Cipela hangi ülkelerde pazarda olacak?
Cipela Mansion olarak giyim ve ev sektöründe yer alıyoruz şu an. Malezya’da bir fabrikamız var. Yakın zamanda Türkiye’de de yer alacağız. Türkiye ve Malezya kültürlerini ortak noktada birleştiği giyim ve ev dekorasyonunda yer aldığı ürünlerlerle pazarda yer almak istiyoruz.
Bize koleksiyon hakkında bilgi verebilir misiniz?

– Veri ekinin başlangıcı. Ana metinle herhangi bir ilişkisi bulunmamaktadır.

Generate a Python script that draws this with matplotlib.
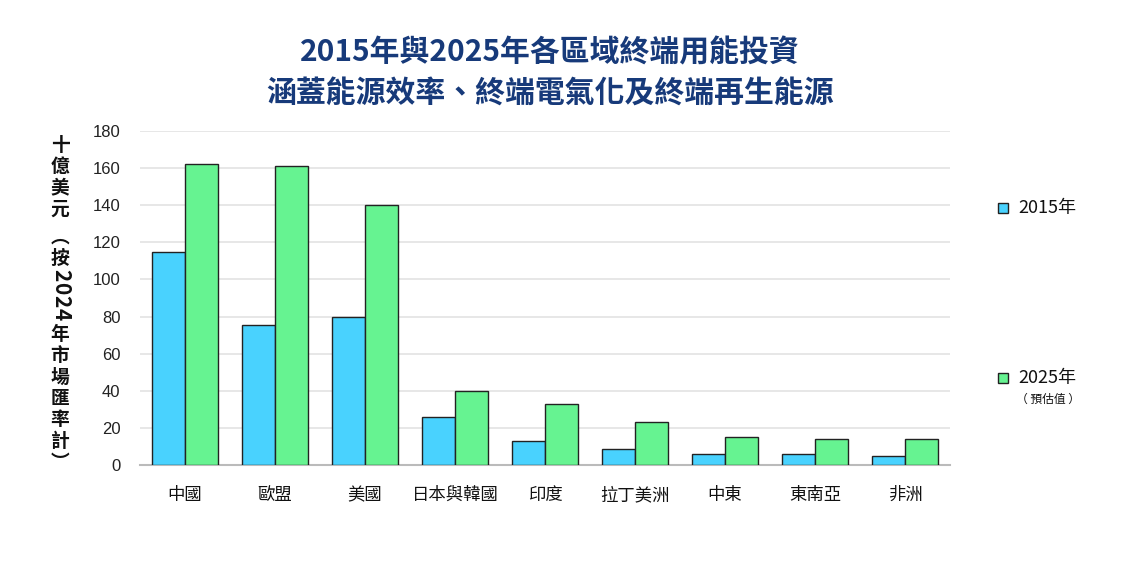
import matplotlib
matplotlib.use("Agg")
import matplotlib.pyplot as plt
import numpy as np

plt.rcParams['font.family'] = ['Noto Sans CJK TC', 'DejaVu Sans']

categories = ['中國', '歐盟', '美國', '日本與韓國', '印度', '拉丁美洲', '中東', '東南亞', '非洲']
values_2015 = [115, 75.5, 79.5, 25.7, 13.1, 8.6, 5.9, 5.9, 5.0]
values_2025 = [162, 161, 140, 39.7, 32.7, 23.3, 14.9, 14.0, 13.8]
yticks = [0, 20, 40, 60, 80, 100, 120, 140, 160, 180]
series_names = ['2015年', '2025年']
title_lines = ['2015年與2025年各區域終端用能投資', '涵蓋能源效率、終端電氣化及終端再生能源']
ylabel_parts = ['十', '億', '美', '元', '︵', '按', '2', '0', '2', '4', '年', '市', '場', '匯', '率', '計', '︶']

BLUE = '#49d2fe'
GREEN = '#66f391'
NAVY = '#173a7a'

W, H = 1127, 561
fig = plt.figure(figsize=(W / 100, H / 100), dpi=100)
ax = fig.add_axes([140 / W, 1 - 465 / H, 810 / W, 334 / H])

x = np.arange(len(categories))
bw = 33 / 90
ax.bar(x - bw / 2, values_2015, bw, color=BLUE, edgecolor='#222222', linewidth=1.0, zorder=3)
ax.bar(x + bw / 2, values_2025, bw, color=GREEN, edgecolor='#222222', linewidth=1.0, zorder=3)

ax.set_xlim(-0.5, len(categories) - 0.5)
ax.set_ylim(0, 180)
ax.set_yticks(yticks)
ax.set_yticklabels([str(v) for v in yticks], fontfamily='Liberation Sans', fontsize=12, color='#222222')
ax.set_xticks(x)
ax.set_xticklabels(categories, fontsize=12.5, color='#111111')
ax.tick_params(axis='both', length=0)
ax.tick_params(axis='x', pad=15)
ax.tick_params(axis='y', pad=14)
ax.grid(axis='y', color='#e3e3e3', linewidth=1.2, zorder=0)
for s in ['top', 'right', 'left']:
    ax.spines[s].set_visible(False)
ax.spines['bottom'].set_color('#bbbbbb')
ax.spines['bottom'].set_linewidth(1.5)

# title
fig.text(550 / W, 1 - 52 / H, title_lines[0], ha='center', va='center', fontsize=21.5,
         fontweight='bold', color=NAVY)
fig.text(550 / W, 1 - 93 / H, title_lines[1], ha='center', va='center', fontsize=21.5,
         fontweight='bold', color=NAVY)

# vertical y label (vertical typesetting: CJK upright, digits rotated)
y = 145
prev_digit = False
for part in ylabel_parts:
    if part.isdigit():
        if not prev_digit:
            y += -21.3 + 17
        fig.text(61 / W, 1 - y / H, part, ha='center', va='center', fontsize=15,
                 fontweight='bold', rotation=-90, color='#111111')
        y += 13
        prev_digit = True
    else:
        if prev_digit:
            y += 20 - 13
        if part == '︵':
            y += 7
        fig.text(60 / W, 1 - y / H, part, ha='center', va='center', fontsize=13.5,
                 fontweight='bold', color='#111111')
        y += 21.3
        prev_digit = False

# legend
for (ly, name, col) in [(208, series_names[0], BLUE), (378, series_names[1], GREEN)]:
    fig.patches.append(plt.Rectangle((998 / W, 1 - (ly + 5) / H), 10 / W, 10 / H,
                                     transform=fig.transFigure, facecolor=col,
                                     edgecolor='#222222', linewidth=1.0))
    fig.text(1018 / W, 1 - ly / H, name, ha='left', va='center', fontsize=13, color='#111111')
fig.text(1048 / W, 1 - 399 / H, '（ 預估值 ）', ha='center', va='center', fontsize=8.5, color='#111111')

fig.savefig('out.png', dpi=100, facecolor='white')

Koleksiyonlarımızı ayrıştıran konu, biraz daha müşterilerin ihtiyaçlarını anlamaktan geçiyor aslında. Her müşterinin ihtiyacı aynı değil, her hikaye benzersiz olduğu gibi. Kimimiz daha pastel tonlar severiz, kimimiz daha klasik…Koleksiyonları oluştururken kişi ihtiyaçlarına yöneliyoruz.
Markanızın büyümesi için kısa ve uzun vadeli hedefleriniz nelerdir?
Türkiye pazarı için ayakkabı markamız bizim için bir başlangıç. Kısa vadede ayakkabı ve giyim ürünleri ile başladığımız bu yolculuk, gerçek anlamda uluslararası yatırımcı kimliğimiz ile uzun vadede devam ediyor olacak. İstanbul bu yolculuğumuzda bize köprü görevi göreceği için çok heyecanlıyız. Ayakkabı satışımız şu an online sitemiz üzerinden gerçekleşiyor. İlk mağazamız 6 ay içerisinde İstanbul’da, bir sonraki yaz sezonunda ise Bodrum ve Çeşme’de yer alacak.
Şu an hangi koleksiyonları hazırlıyorsunuz?
Balerin, gelin ayakkabıları ve okula dönüş koleksiyonları üzerinde çalışıyoruz. Bir de, bizi de çok heyecanlandıran İstanbul koleksiyonu var.
Markanızın ev koleksiyonu da olacak. Hangi ürünler yer alacak bu seride?
Gelinlik koleksiyonundan ev koleksiyonuna kadar geniş bir tasarım yelpazesi bulunuyor şu an. Onun üzerine çalışıyoruz. Bu ve bununla ilgili ürünlerimizi çok yakında paylaşacağız.